You eat with your eyes first, as they say. I believe this applies to listening as well. Good album art sets the tone for what you’re about to get yourself into. Hell, even “bad” album art can be appreciated, as Dan Kaplan’s monthly gallery wall so perfectly shines a light on. When you take a look at the cover art for Sickness in the North, I believe that you get…some idea of what you’re in for. Birdflesh have always been known for their irreverence and bizarre sense of aesthetics, but it seems to be working for them after all these years.
Grindcore is in something of a renaissance right now. Bands like Cloud Rat, Wake and Full of Hell are bent on pushing the genre to its absolute limits, and even older acts like Wormrot and Pig Destroyer are branching out into new and uncharted territory. But where, o’ reader, is the love for the less sophisticated side of grind? The kind that knows its place in levity, that knows a song under thirty seconds has as much a right to be lush with poop jokes as it is with ethereal melody. That is where Birdflesh comes in. For almost thirty years, they have been holding down the goofier side of grindcore with a healthy foundation of thrash and a hefty amount of yuck. With a truly impressive discography behind them, the Swedish trio don’t really do anything to rock the boat or push themselves in new directions, but I don’t really think that’s the point. Birdflesh do one thing, and they do it really well, as exemplified by their healthy amount of splits and appearances at festivals all over the world. There is no need for them to switch lanes.
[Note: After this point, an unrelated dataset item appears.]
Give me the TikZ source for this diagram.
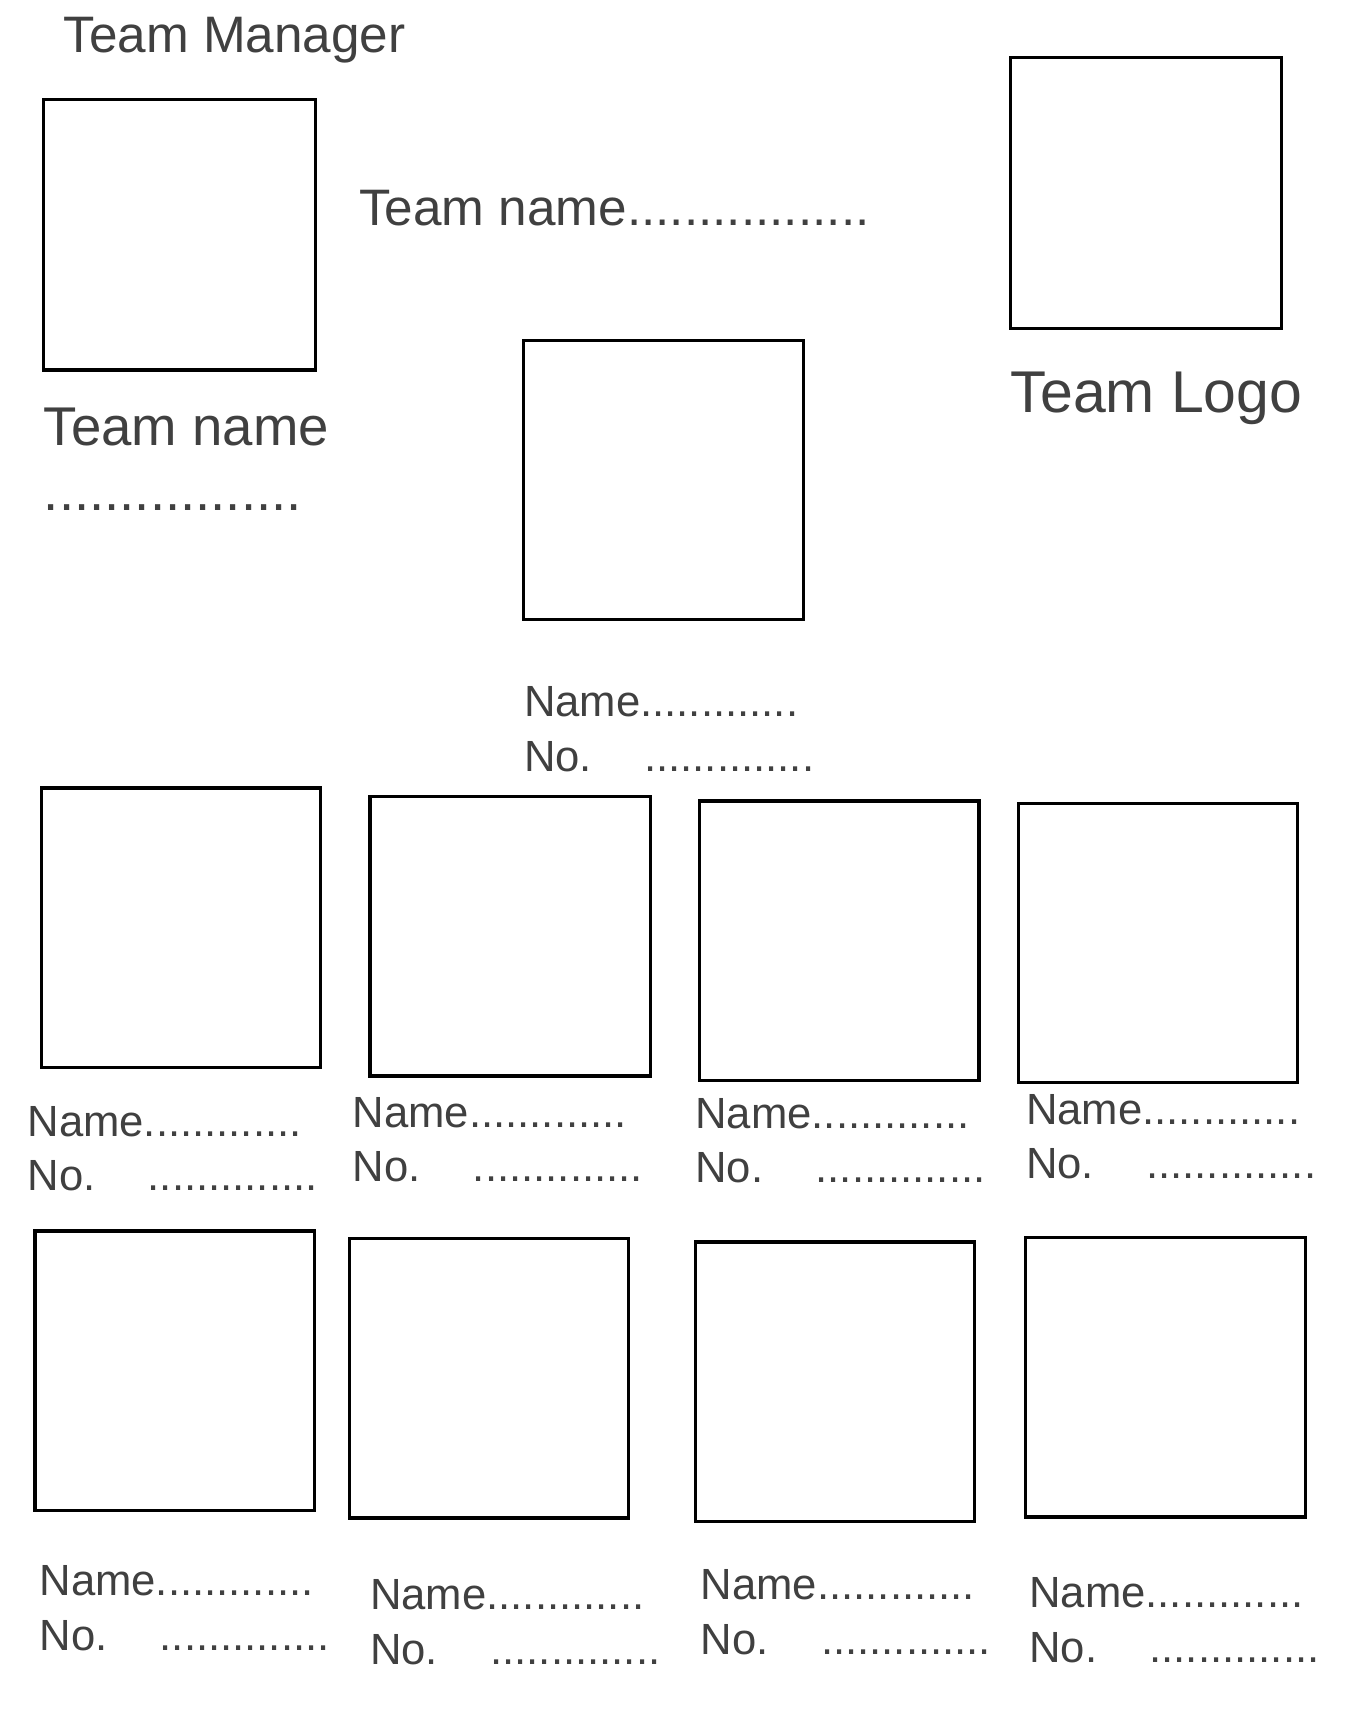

Right off the bat, my first impressions of Sickness in the North is that it is a really fun album to listen to. While I love music that is moving and sincere, I firmly believe there is a level of refusing to take oneself seriously that brings out some goddamn enjoyable music. Birdflesh hit that right on the head. The riffs on these songs, as short as they are, are impactful; grounded in thrash but wild and full of that reckless grindcore abandon when they need to be. The fact that all three members take turns grunting, howling and growling their way through the 23 cuts (the longest of which is a scant two minutes) allows the fast-paced frenzy to drive these songs like Sandra Bullock (NAME THAT REFERENCE!). It may not be anything new or inventive, but it’s as solid as solid gets, and it lays the foundation for the insane, vaguely South Park-esque level of humor that the lyrics get into. “Funeral Orgy,” “Chainsaw Frenzy” (which features an actual chainsaw on the track), “Balcony Piss” and “Lavatory Sickness” are just some of the deep, philosophical topics touched on in the depths of Sickness. Perhaps some of the subject matter goes a little too far for 2023, but the intention behind it is to be over the top; Birdflesh know their brand, and if they’re not pushing it just a little bit then they’re not being true to themselves. It’s all in the name of a chuckle at the end of the day.
Perhaps it’s not going to top my year end list, but Sickness in the North hits really nicely, at a time when I needed my metal to be soaked in levity. This album is a ton of fun to listen to. Despite the grim, frozen appearance, this is, by all rights, the exact opposite. It definitely has the potential to be a party album, depending on the crowd and whether you think they’ll really enjoy it or whether you need to get them out of your house ASAP.